Refondation de la politique d'intégration Gouvernement Ayrault 2013-2014

En 2007 Jacques Chirac lance l'observatoire de la laïcité. Mais alors même que pendant cette période, les polémiques se succèdent il n'est mis en place qu'en avril 2013. Le premier rapport conclu à une sur-estimation des problèmes liés à la laïcité dans la société française. Dans la foulée le premier ministre Jean-Marc Ayrault commande un rapport sur l'intégration à un conseiller d'État, Thierry Tuot, qui l'intitule "La grande nation, pour une société inclusive" (1er février 2013). Le même mois le Matignon annonce le projet de Refondation de la politique d’intégration, lancé début juillet avec la première réunion des experts qualifiés à qui ont été confiés les groupes de travail de la refondation basée sur le rapport Tuot.

Leur rapport est publié en novembre 2013  sous le titre "Refonder la politique d'intégration". Il recommande :

 

- Suppression du terme intégration

- Reconnaissance des identités multiples et des cultures plurielles

- Multiplication des instances de contrôle des droits des immigrés, dont une "cour des comptes de l'égalité"

- Evaluation de la politique publique tous les 5 ans

- Limitation du recours aux circulaires substitutives de la loi

- Révision des programmes scolaires d'histoire en y intégrant "l'histoire des mouvements de population dans leur globalité", "ceux liés à l'esclavage et à la traite négrière, aux colonisations, à l'immigration économique..."

- Augmentation du nombre d'étudiants étrangers dans les grandes écoles et les classes préparatoires intégrées

- Renforcement des moyens et des méthodes pédagogiques de l'école pour les enfants en difficulté scolaire dans les écoles où sont scolarisés les enfants des milieux populaires.

- Développement des langues vivantes des immigrés à l'école

- Suppression des règles scolaires discriminatoires concernant notamment le "voile"

- Création d'un délit de harcèlement racial

- Ouverture du droit à certaines prestations quasi automatique

- Assouplissement des conditions d'attribution du RSA

- Suppression des conditions de nationalité pour accéder à un emploi, tant dans les fonctions publiques que dans les secteurs public et privé

- Revu des textes "qui comportent des mesures discriminatoires ou dont les effets induits sont des processus discriminatoires"
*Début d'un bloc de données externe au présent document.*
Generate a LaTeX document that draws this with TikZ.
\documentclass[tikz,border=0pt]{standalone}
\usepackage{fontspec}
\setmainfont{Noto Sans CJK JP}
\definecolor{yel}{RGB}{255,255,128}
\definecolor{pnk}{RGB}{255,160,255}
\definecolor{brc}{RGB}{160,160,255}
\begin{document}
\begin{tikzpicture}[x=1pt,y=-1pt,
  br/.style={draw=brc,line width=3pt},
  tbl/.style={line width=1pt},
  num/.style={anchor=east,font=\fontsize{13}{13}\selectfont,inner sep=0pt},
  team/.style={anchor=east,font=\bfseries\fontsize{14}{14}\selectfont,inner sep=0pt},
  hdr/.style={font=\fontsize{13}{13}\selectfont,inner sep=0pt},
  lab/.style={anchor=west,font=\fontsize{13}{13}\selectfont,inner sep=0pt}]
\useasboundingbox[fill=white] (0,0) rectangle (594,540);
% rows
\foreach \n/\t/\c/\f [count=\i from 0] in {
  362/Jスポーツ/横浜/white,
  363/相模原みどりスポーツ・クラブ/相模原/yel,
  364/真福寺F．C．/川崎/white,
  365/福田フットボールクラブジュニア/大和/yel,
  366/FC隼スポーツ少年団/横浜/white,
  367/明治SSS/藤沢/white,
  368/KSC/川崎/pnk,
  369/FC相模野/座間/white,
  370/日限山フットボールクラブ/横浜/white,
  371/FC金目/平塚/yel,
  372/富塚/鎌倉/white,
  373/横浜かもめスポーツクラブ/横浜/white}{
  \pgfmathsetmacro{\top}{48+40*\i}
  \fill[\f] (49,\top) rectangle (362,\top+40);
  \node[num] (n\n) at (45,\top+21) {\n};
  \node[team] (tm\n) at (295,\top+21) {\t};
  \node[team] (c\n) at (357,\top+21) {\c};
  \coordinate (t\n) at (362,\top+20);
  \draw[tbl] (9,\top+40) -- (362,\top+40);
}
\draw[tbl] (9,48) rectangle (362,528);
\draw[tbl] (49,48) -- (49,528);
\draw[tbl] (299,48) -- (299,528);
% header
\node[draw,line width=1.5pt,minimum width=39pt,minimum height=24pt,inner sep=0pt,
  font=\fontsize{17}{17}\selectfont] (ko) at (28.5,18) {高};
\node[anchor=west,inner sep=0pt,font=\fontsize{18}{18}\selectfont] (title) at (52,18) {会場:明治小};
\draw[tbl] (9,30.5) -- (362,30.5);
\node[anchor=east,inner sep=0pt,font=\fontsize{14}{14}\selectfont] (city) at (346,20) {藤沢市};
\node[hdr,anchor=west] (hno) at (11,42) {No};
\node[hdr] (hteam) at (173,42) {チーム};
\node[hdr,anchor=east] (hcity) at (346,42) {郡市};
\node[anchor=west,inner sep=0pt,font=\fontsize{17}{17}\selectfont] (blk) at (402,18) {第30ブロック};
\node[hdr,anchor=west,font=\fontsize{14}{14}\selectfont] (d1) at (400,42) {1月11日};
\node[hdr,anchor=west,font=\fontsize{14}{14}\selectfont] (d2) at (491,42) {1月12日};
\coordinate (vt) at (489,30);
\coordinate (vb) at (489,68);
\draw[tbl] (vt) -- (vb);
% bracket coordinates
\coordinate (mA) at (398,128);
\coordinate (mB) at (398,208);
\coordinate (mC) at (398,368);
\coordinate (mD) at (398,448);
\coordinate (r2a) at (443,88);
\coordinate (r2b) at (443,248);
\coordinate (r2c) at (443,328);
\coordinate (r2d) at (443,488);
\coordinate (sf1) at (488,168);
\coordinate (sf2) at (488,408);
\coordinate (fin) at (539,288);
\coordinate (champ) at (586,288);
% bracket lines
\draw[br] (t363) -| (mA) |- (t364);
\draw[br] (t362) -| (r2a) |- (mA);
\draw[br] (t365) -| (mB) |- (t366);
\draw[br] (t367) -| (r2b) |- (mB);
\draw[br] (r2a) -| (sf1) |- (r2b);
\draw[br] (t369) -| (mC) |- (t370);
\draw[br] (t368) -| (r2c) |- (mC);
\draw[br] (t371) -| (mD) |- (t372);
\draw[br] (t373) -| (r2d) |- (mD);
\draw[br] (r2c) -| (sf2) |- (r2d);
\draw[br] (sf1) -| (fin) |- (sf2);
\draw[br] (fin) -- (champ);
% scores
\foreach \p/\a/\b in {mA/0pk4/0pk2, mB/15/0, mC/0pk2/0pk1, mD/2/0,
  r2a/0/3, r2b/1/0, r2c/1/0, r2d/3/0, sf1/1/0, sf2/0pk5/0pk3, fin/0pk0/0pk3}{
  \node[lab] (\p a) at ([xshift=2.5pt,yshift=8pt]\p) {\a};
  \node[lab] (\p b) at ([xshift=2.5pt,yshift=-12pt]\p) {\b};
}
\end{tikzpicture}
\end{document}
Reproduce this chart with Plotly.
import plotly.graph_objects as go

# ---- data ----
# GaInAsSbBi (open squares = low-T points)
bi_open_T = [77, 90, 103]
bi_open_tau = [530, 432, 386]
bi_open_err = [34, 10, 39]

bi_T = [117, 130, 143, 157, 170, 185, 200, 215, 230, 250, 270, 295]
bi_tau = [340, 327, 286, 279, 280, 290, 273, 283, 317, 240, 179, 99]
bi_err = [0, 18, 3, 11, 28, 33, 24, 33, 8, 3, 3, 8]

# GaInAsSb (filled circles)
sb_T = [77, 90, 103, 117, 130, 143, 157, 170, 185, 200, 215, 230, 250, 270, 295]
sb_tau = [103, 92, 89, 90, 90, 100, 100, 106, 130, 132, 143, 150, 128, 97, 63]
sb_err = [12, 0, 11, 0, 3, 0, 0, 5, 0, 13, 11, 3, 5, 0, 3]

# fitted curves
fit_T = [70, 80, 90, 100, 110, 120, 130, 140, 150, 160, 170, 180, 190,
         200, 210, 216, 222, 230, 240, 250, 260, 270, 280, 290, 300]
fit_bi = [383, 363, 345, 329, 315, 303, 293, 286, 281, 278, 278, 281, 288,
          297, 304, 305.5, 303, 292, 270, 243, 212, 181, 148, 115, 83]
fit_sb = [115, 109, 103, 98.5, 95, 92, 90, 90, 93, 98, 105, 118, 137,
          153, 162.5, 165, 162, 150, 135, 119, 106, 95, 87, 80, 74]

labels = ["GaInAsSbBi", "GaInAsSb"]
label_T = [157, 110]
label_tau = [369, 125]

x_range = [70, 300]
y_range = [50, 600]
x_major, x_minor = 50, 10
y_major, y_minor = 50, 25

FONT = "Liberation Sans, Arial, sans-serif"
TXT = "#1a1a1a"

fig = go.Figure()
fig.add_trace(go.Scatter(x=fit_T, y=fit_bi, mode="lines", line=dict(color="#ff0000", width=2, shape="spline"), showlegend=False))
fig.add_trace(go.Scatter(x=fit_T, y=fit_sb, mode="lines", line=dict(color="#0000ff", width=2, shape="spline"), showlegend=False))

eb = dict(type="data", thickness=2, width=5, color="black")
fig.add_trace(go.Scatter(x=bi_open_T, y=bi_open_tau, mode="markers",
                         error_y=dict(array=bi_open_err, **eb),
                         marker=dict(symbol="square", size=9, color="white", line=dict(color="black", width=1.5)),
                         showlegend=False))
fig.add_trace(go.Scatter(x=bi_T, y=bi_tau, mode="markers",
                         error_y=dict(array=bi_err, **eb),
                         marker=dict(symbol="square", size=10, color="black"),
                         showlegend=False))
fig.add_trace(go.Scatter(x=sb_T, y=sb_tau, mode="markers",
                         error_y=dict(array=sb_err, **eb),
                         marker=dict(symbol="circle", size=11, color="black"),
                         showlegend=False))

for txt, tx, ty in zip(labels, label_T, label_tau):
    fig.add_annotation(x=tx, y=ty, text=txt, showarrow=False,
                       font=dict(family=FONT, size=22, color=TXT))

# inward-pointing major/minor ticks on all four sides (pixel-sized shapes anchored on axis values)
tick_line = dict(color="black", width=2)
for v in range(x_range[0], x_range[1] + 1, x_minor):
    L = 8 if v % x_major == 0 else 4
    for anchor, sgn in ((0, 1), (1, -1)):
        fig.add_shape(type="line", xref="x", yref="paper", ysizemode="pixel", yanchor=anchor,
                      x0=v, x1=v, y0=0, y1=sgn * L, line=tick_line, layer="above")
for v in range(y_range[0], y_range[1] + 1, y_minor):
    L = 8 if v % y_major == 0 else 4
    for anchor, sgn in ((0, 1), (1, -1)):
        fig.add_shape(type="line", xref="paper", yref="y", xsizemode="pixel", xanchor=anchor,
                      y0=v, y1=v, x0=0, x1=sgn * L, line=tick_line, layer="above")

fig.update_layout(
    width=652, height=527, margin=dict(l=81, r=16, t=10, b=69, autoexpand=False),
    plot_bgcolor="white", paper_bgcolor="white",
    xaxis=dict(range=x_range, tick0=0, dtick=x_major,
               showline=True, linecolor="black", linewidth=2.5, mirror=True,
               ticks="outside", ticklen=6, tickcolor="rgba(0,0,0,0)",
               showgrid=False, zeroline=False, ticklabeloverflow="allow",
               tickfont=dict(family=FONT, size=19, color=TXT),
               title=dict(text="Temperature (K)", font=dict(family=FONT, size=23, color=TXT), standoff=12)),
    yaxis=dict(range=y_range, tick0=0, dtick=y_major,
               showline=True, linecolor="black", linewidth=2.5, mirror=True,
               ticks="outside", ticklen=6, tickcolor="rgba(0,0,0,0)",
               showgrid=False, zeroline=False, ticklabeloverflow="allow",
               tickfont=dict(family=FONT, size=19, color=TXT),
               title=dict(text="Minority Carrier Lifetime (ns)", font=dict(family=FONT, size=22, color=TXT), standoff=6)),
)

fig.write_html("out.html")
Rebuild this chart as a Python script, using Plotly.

- Création de garanties en matière de sécurité publique, de paix civile et d'atteinte à l'intégrité des personnes et des biens, incluant "l'obligation d'une motivation explicite dans la réquisition des contrôles"

- Renforcement significatif des montants des indemnités de réparations pour faits de discriminations dans le droit du travail

 

Les rédacteurs de ce texte avaient semble-t-il très envie que des choses changent. Comme souvent, lors de guerres d'influence à la mode de chez nous (doudiou!) nous demandons plus pour obtenir peu. Entre les demandes symboliques comme "changeons de nom, ça changera bien quelque chose", les machines à gaz (création de nouvelle commissions qui créeront de nouveaux instituts afin de créer un groupe de travail qui créera une nouvelle commission...) et les mesures légales attaquant directement le problème il y a de quoi discuter. Effectivement cela a été discuté. Cette question a mobilisé salive et encre, Le figaro, le JDD, Libération, le Monde, Slate, Huffpost, L'obs, relaieront les polémiques. Fort de notre grande capacité au consensus, la polémique médiatique construite avec efficacité, a conduit à "enterrer" le rapport avant même qu'ils aient été lus et discutés. Un discours nationaliste voire raciste, qui jouait d'une panique morale en annonçant la fin du "modèle républicain" et de "l'identité nationale" française, a ainsi écarté la possibilité de réfléchir et débattre des enjeux et des défis actuels.

CARAMBA! ENCORE RATE!!

Un moment d'histoire où on aurait pu tenter de soigner ce clivage, qui réjouis à la fois les Islamiques radicaux et les partis politiques. Les premiers exploitent les inégalités, les discriminations, la colère sourde accumulée chez les français qui épouse l’islam comme meilleure définition que beur ou rebeuh. Ainsi leur islam étendard devient une identité dissolvant les individus et facilitant la constitution d'un groupe "les musulmans", comme s'il existait une évidente uniformité de l'Islam. Les seconds jusqu'alors soumis aux lois antiracistes se laissent aller à une conception de la laïcité et de la république exclusive, teintée d'un racisme échappant aux radars de la justice, accroissant la stigmatisation du groupe "les musulmans" qui s'est auto-désigné par visibilité ostentatoire. La boucle est en place, agissant comme un coin dans le marbre national, le fracturant sur les lignes de faiblesse institutionnelle et sociale. Je pensais déjà à un vrai risque d'affrontement entre la minorité musulmane à laquelle j'étais inévitablement assimilé et la majorité des français qui se réunissaient pour des motifs différents contre une islamité plus fantasmée que réelle.